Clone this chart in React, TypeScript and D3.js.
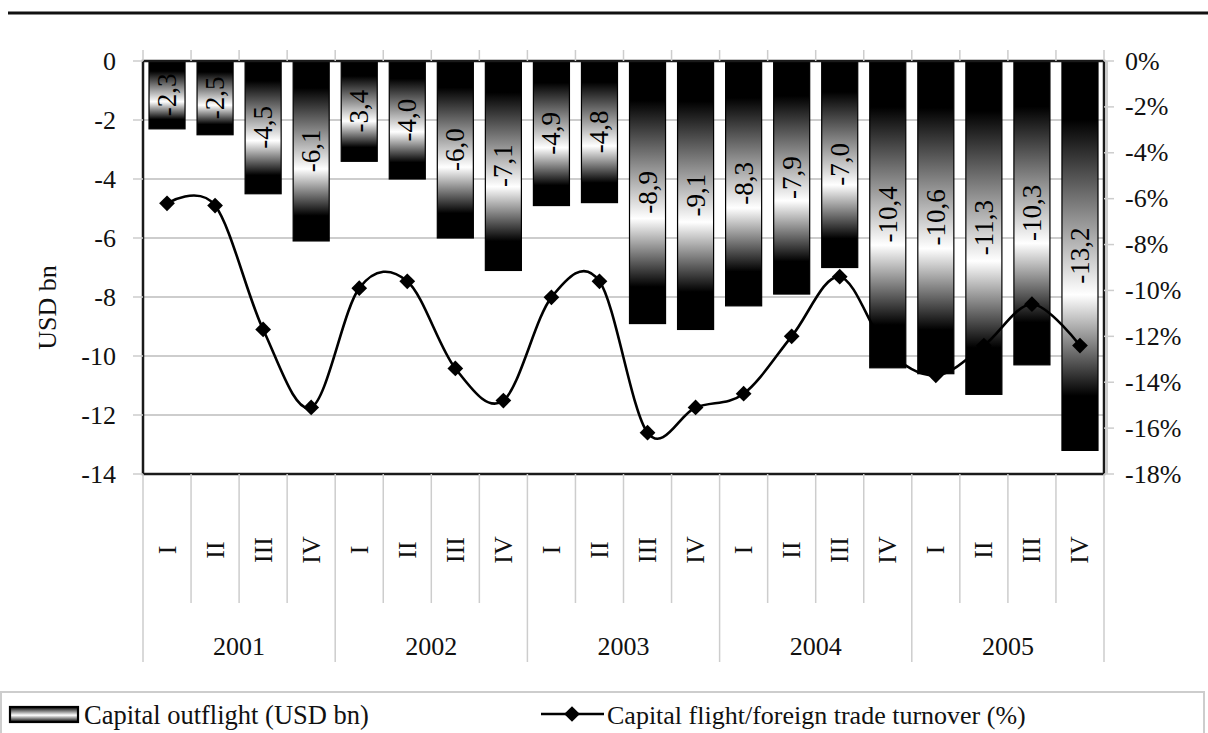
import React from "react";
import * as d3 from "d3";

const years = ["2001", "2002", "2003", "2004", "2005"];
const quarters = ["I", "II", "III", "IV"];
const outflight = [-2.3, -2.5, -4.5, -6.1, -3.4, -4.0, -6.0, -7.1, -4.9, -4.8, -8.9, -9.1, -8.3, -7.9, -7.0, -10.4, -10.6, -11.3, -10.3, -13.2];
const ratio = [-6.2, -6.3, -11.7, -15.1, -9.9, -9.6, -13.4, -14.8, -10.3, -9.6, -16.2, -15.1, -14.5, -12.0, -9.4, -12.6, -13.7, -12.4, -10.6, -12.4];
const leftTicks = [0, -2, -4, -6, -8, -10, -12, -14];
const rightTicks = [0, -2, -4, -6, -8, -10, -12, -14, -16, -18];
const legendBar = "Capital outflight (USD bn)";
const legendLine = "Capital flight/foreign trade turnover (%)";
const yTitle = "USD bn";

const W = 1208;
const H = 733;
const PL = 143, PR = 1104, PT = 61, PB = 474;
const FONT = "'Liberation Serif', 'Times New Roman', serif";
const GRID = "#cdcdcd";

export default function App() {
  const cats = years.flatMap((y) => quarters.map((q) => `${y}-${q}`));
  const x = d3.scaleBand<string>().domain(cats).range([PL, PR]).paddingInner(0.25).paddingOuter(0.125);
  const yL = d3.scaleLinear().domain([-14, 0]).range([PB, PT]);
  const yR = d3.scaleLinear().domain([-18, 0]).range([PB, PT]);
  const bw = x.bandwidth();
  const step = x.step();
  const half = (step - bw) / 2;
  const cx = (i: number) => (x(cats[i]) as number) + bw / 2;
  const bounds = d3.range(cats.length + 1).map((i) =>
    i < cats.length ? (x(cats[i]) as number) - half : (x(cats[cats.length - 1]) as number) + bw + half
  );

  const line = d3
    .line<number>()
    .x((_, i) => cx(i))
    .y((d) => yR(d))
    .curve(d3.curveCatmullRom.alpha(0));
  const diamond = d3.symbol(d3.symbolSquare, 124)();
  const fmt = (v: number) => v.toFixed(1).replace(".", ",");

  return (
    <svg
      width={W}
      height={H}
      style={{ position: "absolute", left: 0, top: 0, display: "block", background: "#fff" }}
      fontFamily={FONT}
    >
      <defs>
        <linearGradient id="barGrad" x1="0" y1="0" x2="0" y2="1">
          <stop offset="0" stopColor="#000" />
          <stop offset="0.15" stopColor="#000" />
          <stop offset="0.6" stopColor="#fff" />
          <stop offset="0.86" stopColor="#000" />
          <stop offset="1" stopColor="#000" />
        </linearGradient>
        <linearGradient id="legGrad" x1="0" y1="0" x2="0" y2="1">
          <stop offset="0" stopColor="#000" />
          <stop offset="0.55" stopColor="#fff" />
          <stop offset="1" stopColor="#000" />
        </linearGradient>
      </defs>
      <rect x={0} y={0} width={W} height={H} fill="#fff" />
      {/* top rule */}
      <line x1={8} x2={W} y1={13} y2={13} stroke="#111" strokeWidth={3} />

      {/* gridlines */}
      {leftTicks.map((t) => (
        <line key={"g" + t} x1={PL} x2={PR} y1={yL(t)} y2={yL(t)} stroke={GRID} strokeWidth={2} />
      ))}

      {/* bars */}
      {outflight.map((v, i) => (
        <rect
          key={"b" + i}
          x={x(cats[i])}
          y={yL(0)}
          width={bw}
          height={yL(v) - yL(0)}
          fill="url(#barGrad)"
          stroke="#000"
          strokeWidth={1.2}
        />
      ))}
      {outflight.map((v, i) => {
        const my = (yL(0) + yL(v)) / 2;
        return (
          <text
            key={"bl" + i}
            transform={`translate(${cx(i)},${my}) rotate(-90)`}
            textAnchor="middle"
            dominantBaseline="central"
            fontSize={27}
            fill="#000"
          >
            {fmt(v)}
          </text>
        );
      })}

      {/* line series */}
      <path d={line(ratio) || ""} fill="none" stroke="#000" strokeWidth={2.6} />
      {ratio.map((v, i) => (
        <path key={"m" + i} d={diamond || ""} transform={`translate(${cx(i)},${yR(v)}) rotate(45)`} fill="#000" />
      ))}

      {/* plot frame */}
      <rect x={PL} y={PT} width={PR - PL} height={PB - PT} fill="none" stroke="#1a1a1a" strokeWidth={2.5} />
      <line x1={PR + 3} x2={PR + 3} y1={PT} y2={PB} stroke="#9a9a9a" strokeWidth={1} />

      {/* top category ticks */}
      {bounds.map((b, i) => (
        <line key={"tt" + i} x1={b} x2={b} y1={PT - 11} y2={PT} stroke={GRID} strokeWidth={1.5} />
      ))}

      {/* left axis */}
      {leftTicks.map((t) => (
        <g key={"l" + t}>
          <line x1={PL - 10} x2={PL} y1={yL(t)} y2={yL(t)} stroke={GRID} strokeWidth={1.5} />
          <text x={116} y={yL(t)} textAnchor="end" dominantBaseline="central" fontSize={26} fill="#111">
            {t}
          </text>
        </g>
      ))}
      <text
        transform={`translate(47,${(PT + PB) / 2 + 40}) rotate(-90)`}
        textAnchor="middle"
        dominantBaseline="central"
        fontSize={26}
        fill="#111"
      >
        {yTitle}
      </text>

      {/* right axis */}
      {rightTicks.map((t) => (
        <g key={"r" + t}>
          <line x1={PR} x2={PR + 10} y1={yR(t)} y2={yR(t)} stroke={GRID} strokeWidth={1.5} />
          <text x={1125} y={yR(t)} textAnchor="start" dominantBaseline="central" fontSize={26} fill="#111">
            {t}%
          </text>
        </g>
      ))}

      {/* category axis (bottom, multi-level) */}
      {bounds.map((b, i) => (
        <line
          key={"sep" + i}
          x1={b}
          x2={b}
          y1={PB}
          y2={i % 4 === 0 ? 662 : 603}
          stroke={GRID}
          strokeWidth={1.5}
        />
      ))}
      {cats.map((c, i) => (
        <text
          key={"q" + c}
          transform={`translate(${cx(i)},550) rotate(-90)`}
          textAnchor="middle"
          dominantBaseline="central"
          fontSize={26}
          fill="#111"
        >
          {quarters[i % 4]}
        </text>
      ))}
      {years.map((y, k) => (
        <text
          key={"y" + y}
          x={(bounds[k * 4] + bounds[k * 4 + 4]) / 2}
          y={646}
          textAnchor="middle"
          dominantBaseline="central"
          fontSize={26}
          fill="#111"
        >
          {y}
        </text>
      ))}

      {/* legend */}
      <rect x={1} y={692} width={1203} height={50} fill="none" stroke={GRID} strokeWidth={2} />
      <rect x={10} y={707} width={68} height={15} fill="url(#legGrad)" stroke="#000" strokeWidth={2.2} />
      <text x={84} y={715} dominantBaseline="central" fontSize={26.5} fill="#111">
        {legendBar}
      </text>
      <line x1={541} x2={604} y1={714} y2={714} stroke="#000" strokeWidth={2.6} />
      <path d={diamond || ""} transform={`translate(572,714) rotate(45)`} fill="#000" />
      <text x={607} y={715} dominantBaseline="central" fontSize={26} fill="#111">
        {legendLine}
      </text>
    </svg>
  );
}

-=-=-

> [Work instructions] Leave out the pictures and transcribe everything else exactly.

> [Output]
Clone this chart in React, TypeScript and D3.js.
import React from "react";
import * as d3 from "d3";

const years = ["2001", "2002", "2003", "2004", "2005"];
const quarters = ["I", "II", "III", "IV"];
const outflight = [-2.3, -2.5, -4.5, -6.1, -3.4, -4.0, -6.0, -7.1, -4.9, -4.8, -8.9, -9.1, -8.3, -7.9, -7.0, -10.4, -10.6, -11.3, -10.3, -13.2];
const ratio = [-6.2, -6.3, -11.7, -15.1, -9.9, -9.6, -13.4, -14.8, -10.3, -9.6, -16.2, -15.1, -14.5, -12.0, -9.4, -12.6, -13.7, -12.4, -10.6, -12.4];
const leftTicks = [0, -2, -4, -6, -8, -10, -12, -14];
const rightTicks = [0, -2, -4, -6, -8, -10, -12, -14, -16, -18];
const legendBar = "Capital outflight (USD bn)";
const legendLine = "Capital flight/foreign trade turnover (%)";
const yTitle = "USD bn";

const W = 1208;
const H = 733;
const PL = 143, PR = 1104, PT = 61, PB = 474;
const FONT = "'Liberation Serif', 'Times New Roman', serif";
const GRID = "#cdcdcd";

export default function App() {
  const cats = years.flatMap((y) => quarters.map((q) => `${y}-${q}`));
  const x = d3.scaleBand<string>().domain(cats).range([PL, PR]).paddingInner(0.25).paddingOuter(0.125);
  const yL = d3.scaleLinear().domain([-14, 0]).range([PB, PT]);
  const yR = d3.scaleLinear().domain([-18, 0]).range([PB, PT]);
  const bw = x.bandwidth();
  const step = x.step();
  const half = (step - bw) / 2;
  const cx = (i: number) => (x(cats[i]) as number) + bw / 2;
  const bounds = d3.range(cats.length + 1).map((i) =>
    i < cats.length ? (x(cats[i]) as number) - half : (x(cats[cats.length - 1]) as number) + bw + half
  );

  const line = d3
    .line<number>()
    .x((_, i) => cx(i))
    .y((d) => yR(d))
    .curve(d3.curveCatmullRom.alpha(0));
  const diamond = d3.symbol(d3.symbolSquare, 124)();
  const fmt = (v: number) => v.toFixed(1).replace(".", ",");

  return (
    <svg
      width={W}
      height={H}
      style={{ position: "absolute", left: 0, top: 0, display: "block", background: "#fff" }}
      fontFamily={FONT}
    >
      <defs>
        <linearGradient id="barGrad" x1="0" y1="0" x2="0" y2="1">
          <stop offset="0" stopColor="#000" />
          <stop offset="0.15" stopColor="#000" />
          <stop offset="0.6" stopColor="#fff" />
          <stop offset="0.86" stopColor="#000" />
          <stop offset="1" stopColor="#000" />
        </linearGradient>
        <linearGradient id="legGrad" x1="0" y1="0" x2="0" y2="1">
          <stop offset="0" stopColor="#000" />
          <stop offset="0.55" stopColor="#fff" />
          <stop offset="1" stopColor="#000" />
        </linearGradient>
      </defs>
      <rect x={0} y={0} width={W} height={H} fill="#fff" />
      {/* top rule */}
      <line x1={8} x2={W} y1={13} y2={13} stroke="#111" strokeWidth={3} />

      {/* gridlines */}
      {leftTicks.map((t) => (
        <line key={"g" + t} x1={PL} x2={PR} y1={yL(t)} y2={yL(t)} stroke={GRID} strokeWidth={2} />
      ))}

      {/* bars */}
      {outflight.map((v, i) => (
        <rect
          key={"b" + i}
          x={x(cats[i])}
          y={yL(0)}
          width={bw}
          height={yL(v) - yL(0)}
          fill="url(#barGrad)"
          stroke="#000"
          strokeWidth={1.2}
        />
      ))}
      {outflight.map((v, i) => {
        const my = (yL(0) + yL(v)) / 2;
        return (
          <text
            key={"bl" + i}
            transform={`translate(${cx(i)},${my}) rotate(-90)`}
            textAnchor="middle"
            dominantBaseline="central"
            fontSize={27}
            fill="#000"
          >
            {fmt(v)}
          </text>
        );
      })}

      {/* line series */}
      <path d={line(ratio) || ""} fill="none" stroke="#000" strokeWidth={2.6} />
      {ratio.map((v, i) => (
        <path key={"m" + i} d={diamond || ""} transform={`translate(${cx(i)},${yR(v)}) rotate(45)`} fill="#000" />
      ))}

      {/* plot frame */}
      <rect x={PL} y={PT} width={PR - PL} height={PB - PT} fill="none" stroke="#1a1a1a" strokeWidth={2.5} />
      <line x1={PR + 3} x2={PR + 3} y1={PT} y2={PB} stroke="#9a9a9a" strokeWidth={1} />

      {/* top category ticks */}
      {bounds.map((b, i) => (
        <line key={"tt" + i} x1={b} x2={b} y1={PT - 11} y2={PT} stroke={GRID} strokeWidth={1.5} />
      ))}

      {/* left axis */}
      {leftTicks.map((t) => (
        <g key={"l" + t}>
          <line x1={PL - 10} x2={PL} y1={yL(t)} y2={yL(t)} stroke={GRID} strokeWidth={1.5} />
          <text x={116} y={yL(t)} textAnchor="end" dominantBaseline="central" fontSize={26} fill="#111">
            {t}
          </text>
        </g>
      ))}
      <text
        transform={`translate(47,${(PT + PB) / 2 + 40}) rotate(-90)`}
        textAnchor="middle"
        dominantBaseline="central"
        fontSize={26}
        fill="#111"
      >
        {yTitle}
      </text>

      {/* right axis */}
      {rightTicks.map((t) => (
        <g key={"r" + t}>
          <line x1={PR} x2={PR + 10} y1={yR(t)} y2={yR(t)} stroke={GRID} strokeWidth={1.5} />
          <text x={1125} y={yR(t)} textAnchor="start" dominantBaseline="central" fontSize={26} fill="#111">
            {t}%
          </text>
        </g>
      ))}

      {/* category axis (bottom, multi-level) */}
      {bounds.map((b, i) => (
        <line
          key={"sep" + i}
          x1={b}
          x2={b}
          y1={PB}
          y2={i % 4 === 0 ? 662 : 603}
          stroke={GRID}
          strokeWidth={1.5}
        />
      ))}
      {cats.map((c, i) => (
        <text
          key={"q" + c}
          transform={`translate(${cx(i)},550) rotate(-90)`}
          textAnchor="middle"
          dominantBaseline="central"
          fontSize={26}
          fill="#111"
        >
          {quarters[i % 4]}
        </text>
      ))}
      {years.map((y, k) => (
        <text
          key={"y" + y}
          x={(bounds[k * 4] + bounds[k * 4 + 4]) / 2}
          y={646}
          textAnchor="middle"
          dominantBaseline="central"
          fontSize={26}
          fill="#111"
        >
          {y}
        </text>
      ))}

      {/* legend */}
      <rect x={1} y={692} width={1203} height={50} fill="none" stroke={GRID} strokeWidth={2} />
      <rect x={10} y={707} width={68} height={15} fill="url(#legGrad)" stroke="#000" strokeWidth={2.2} />
      <text x={84} y={715} dominantBaseline="central" fontSize={26.5} fill="#111">
        {legendBar}
      </text>
      <line x1={541} x2={604} y1={714} y2={714} stroke="#000" strokeWidth={2.6} />
      <path d={diamond || ""} transform={`translate(572,714) rotate(45)`} fill="#000" />
      <text x={607} y={715} dominantBaseline="central" fontSize={26} fill="#111">
        {legendLine}
      </text>
    </svg>
  );
}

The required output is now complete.